A federal appeals court just deemed it legal for companies to discriminate against potential employees if they have dreadlocks, NBC News reports.
The case was brought to light after the Equal Employment Opportunity Commission filed a lawsuit for Mobile, Ala., resident, Chastity Jones. She said Catastrophe Management Solutions’ human resources manager, Jeannie Wilson, revoked her initial job offer because of her locs.
“Before Ms. Jones got up to leave, Ms. Wilson asked her whether she had her hair in dreadlocks. Ms. Jones said yes, and Ms. Wilson replied that CMS could not hire her ‘with the dreadlocks,’” US Weekly reports. “When Ms. Jones asked what the problem was, Ms. Wilson said ‘they tend to get messy, although I’m not saying yours are, but you know what I’m talking about.’ Ms. Wilson told Ms. Jones about a male applicant who was asked to cut off his dreadlocks in order to obtain a job with CMS.”
Jones declined to cut her hair and was told to “return the paperwork” she was previously given upon hiring.
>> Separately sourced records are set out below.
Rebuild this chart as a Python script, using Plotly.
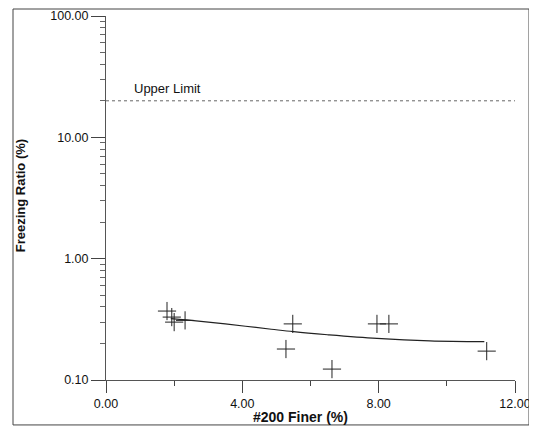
import plotly.graph_objects as go

# Data
finer = [1.79, 1.93, 2.00, 2.32, 5.28, 5.48, 6.63, 7.95, 8.30, 11.17]
ratio = [0.37, 0.33, 0.30, 0.31, 0.18, 0.29, 0.123, 0.29, 0.29, 0.173]

trend_x = [1.9, 2.5, 3.5, 4.85, 5.5, 6.5, 7.95, 9.5, 11.1]
trend_y = [0.32, 0.31, 0.29, 0.262, 0.25, 0.236, 0.22, 0.21, 0.207]

limit_x = [0, 12]
limit_y = [20, 20]

x_ticks = [0, 4, 8, 12]
x_tick_labels = ["0.00", "4.00", "8.00", "12.00"]
x_minor = [2, 6, 10]
y_ticks = [0.1, 1, 10, 100]
y_tick_labels = ["0.10", "1.00", "10.00", "100.00"]
y_minor = [m * d for d in (0.1, 1, 10) for m in range(2, 10)]

# page has an 8px body margin
OFF = 8
W, H = 537 - OFF, 427 - OFF
# plot area in page pixels
PL, PR, PT, PB = 106, 515, 15.5, 380
L, R, T, B = PL - OFF, W - (PR - OFF), PT - OFF, H - (PB - OFF)
PW, PH = PR - PL, PB - PT


def px(xp):
    return (xp - PL) / PW


def py(yp):
    return (PB - yp) / PH


fig = go.Figure()
fig.add_trace(go.Scatter(x=limit_x, y=limit_y, mode="lines",
                         line=dict(color="#666", width=1, dash="dot"),
                         showlegend=False, hoverinfo="skip"))
fig.add_trace(go.Scatter(x=trend_x, y=trend_y, mode="lines",
                         line=dict(color="#222", width=1.2, shape="spline"),
                         showlegend=False))
fig.add_trace(go.Scatter(x=finer, y=ratio, mode="markers",
                         marker=dict(symbol="cross-thin", size=13,
                                     line=dict(color="#222", width=1)),
                         showlegend=False, cliponaxis=False))

font = "Liberation Sans, Arial, sans-serif"
fig.update_layout(
    width=W, height=H,
    margin=dict(l=L, r=R, t=T, b=B, autoexpand=False),
    paper_bgcolor="white", plot_bgcolor="white",
    font=dict(family=font, size=12.5, color="#111"),
    xaxis=dict(range=[0, 12], tickmode="array", tickvals=x_ticks,
               ticktext=x_tick_labels, ticks="outside", ticklen=12,
               tickcolor="#444", showline=True, linecolor="#555",
               linewidth=1, showgrid=False, zeroline=False,
               ticklabeloverflow="allow",
               minor=dict(tickmode="array", tickvals=x_minor,
                          ticks="outside", ticklen=5, tickcolor="#444")),
    yaxis=dict(type="log", range=[-1, 2], tickmode="array",
               tickvals=y_ticks, ticktext=y_tick_labels,
               ticks="outside", ticklen=14, tickcolor="#444",
               showline=True, linecolor="#555", linewidth=1,
               showgrid=False, zeroline=False,
               ticklabeloverflow="allow",
               minor=dict(tickmode="array", tickvals=y_minor,
                          ticks="outside", ticklen=5, tickcolor="#666")),
    shapes=[dict(type="rect", xref="paper", yref="paper",
                 x0=px(13), x1=px(529), y0=py(425), y1=py(OFF + 0.5),
                 line=dict(color="#444", width=1))],
    annotations=[
        dict(text="Upper Limit", x=0.77, y=1.4, xref="x", yref="y",
             showarrow=False, xanchor="left", yanchor="middle",
             font=dict(size=13, family=font, color="#111")),
        dict(text="<b>#200 Finer (%)</b>", xref="paper", yref="paper",
             x=px(300), y=py(417), showarrow=False,
             xanchor="center", yanchor="middle",
             font=dict(size=14, family=font, color="#111")),
        dict(text="<b>Freezing Ratio (%)</b>", xref="paper", yref="paper",
             x=px(20), y=py(196), showarrow=False, textangle=-90,
             xanchor="center", yanchor="middle",
             font=dict(size=13, family=font, color="#111")),
    ],
)

fig.write_html("out.html")
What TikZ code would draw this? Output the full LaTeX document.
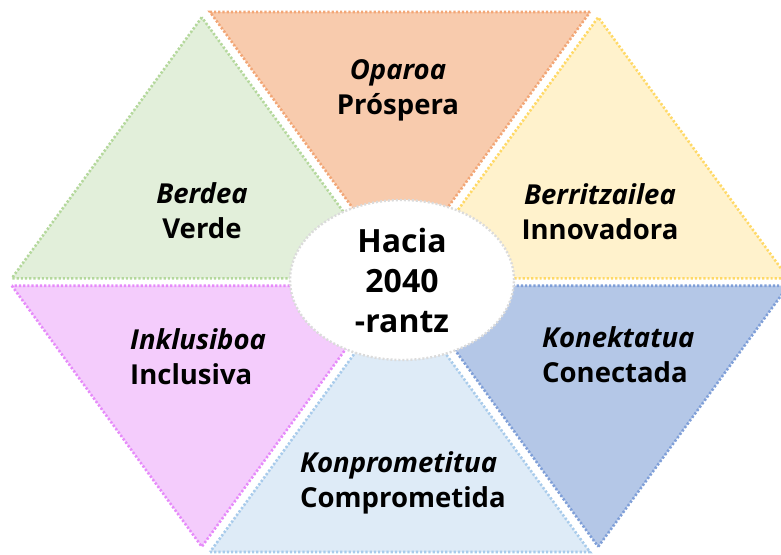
\documentclass[tikz,border=0pt]{standalone}
\usepackage{fontspec}
\setmainfont{Open Sans}
\usetikzlibrary{shapes.geometric}

\definecolor{orangefill}{HTML}{F8CBAD}
\definecolor{orangeline}{HTML}{F2A676}
\definecolor{greenfill}{HTML}{E2EFDA}
\definecolor{greenline}{HTML}{B4D89C}
\definecolor{yellowfill}{HTML}{FFF2CC}
\definecolor{yellowline}{HTML}{FFD966}
\definecolor{pinkfill}{HTML}{F4CCFC}
\definecolor{pinkline}{HTML}{E68AFA}
\definecolor{lbluefill}{HTML}{DEEBF7}
\definecolor{lblueline}{HTML}{A8CBEB}
\definecolor{bluefill}{HTML}{B4C7E7}
\definecolor{blueline}{HTML}{7F9FD8}

\begin{document}
\begin{tikzpicture}[x=1pt, y=-1pt,
	tri/.style={line width=2.6pt, dash pattern=on 2.2pt off 2pt},
	word/.style={font=\fontsize{27.5}{35}\selectfont\bfseries, align=center, inner sep=0pt},
	wordl/.style={word, align=left, anchor=west},
	centre/.style={ellipse, fill=white, draw=black!14, line width=2.4pt, dash pattern=on 2pt off 2pt, minimum width=224pt, minimum height=160pt, inner sep=0pt, font=\fontsize{32}{40}\selectfont\bfseries, align=center}
	]
	\useasboundingbox (0,0) rectangle (781,554);
	\clip (0,0) rectangle (781,554);

	% six triangles round the centre
	\filldraw [tri, fill=orangefill, draw=orangeline, shift={(0,-9)}] (590,21) -- (210,21) -- (400,282) -- cycle;
	\filldraw [tri, fill=greenfill, draw=greenline, shift={(-8.2,-3.7)}] (210,21) -- (20,282) -- (400,282) -- cycle;
	\filldraw [tri, fill=yellowfill, draw=yellowline, shift={(8.2,-3.7)}] (780,282) -- (590,21) -- (400,282) -- cycle;
	\filldraw [tri, fill=pinkfill, draw=pinkline, shift={(-8.2,3.7)}] (20,282) -- (210,543) -- (400,282) -- cycle;
	\filldraw [tri, fill=lbluefill, draw=lblueline, shift={(0,9)}] (210,543) -- (590,543) -- (400,282) -- cycle;
	\filldraw [tri, fill=bluefill, draw=blueline, shift={(8.2,3.7)}] (590,543) -- (780,282) -- (400,282) -- cycle;

	\node (hacia) [centre] at (402,280) {Hacia\\2040\\-rantz};

	\node (oparoa) [word] at (398,90) {{\itshape Oparoa}\\Próspera};
	\node (berdea) [word] at (202,211) {{\itshape Berdea}\\Verde};
	\node (berritzailea) [word] at (600,212) {{\itshape Berritzailea}\\Innovadora};
	\node (inklusiboa) [wordl] at (130,357) {{\itshape Inklusiboa}\\Inclusiva};
	\node (konektatua) [wordl] at (542,355) {{\itshape Konektatua}\\Conectada};
	\node (konprometitua) [wordl] at (300,483) {{\itshape Konprometitua}\\Comprometida};

\end{tikzpicture}
\end{document}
The EEOC fought to present the fact that this decision by CMS was a clear violation of Title VII of Civil Rights Act of 1964. Under that section, it “prohibits employment discrimination based on race, color, religion, sex and national origin.”
The court, however, stated that the company’s “‘race-neutral grooming policy’ was not discriminatory as hairstyles, while ‘culturally associated with race,’ are not “immutable physical characteristics.”
Recently, Iowa deemed it was no longer a crime to braid hair without a license, Forbes reports. Salon owners who failed to own a cosmetology license had the risk of facing up to one year in prison. At the time, to work legally as a hair braider required obtaining a license from a beauty school could cost more than $20,000, which wasn’t feasible for a few hairstylists in Iowa.
Earlier this month, students at South Africa’s Pretoria Girls High School protested the ban of their natural hair according to the school’s rulebook. “I have a natural Afro, but a teacher told me I need to comb my hair because it looks like a bird’s nest,” one student said. The school’s practice has been suspended.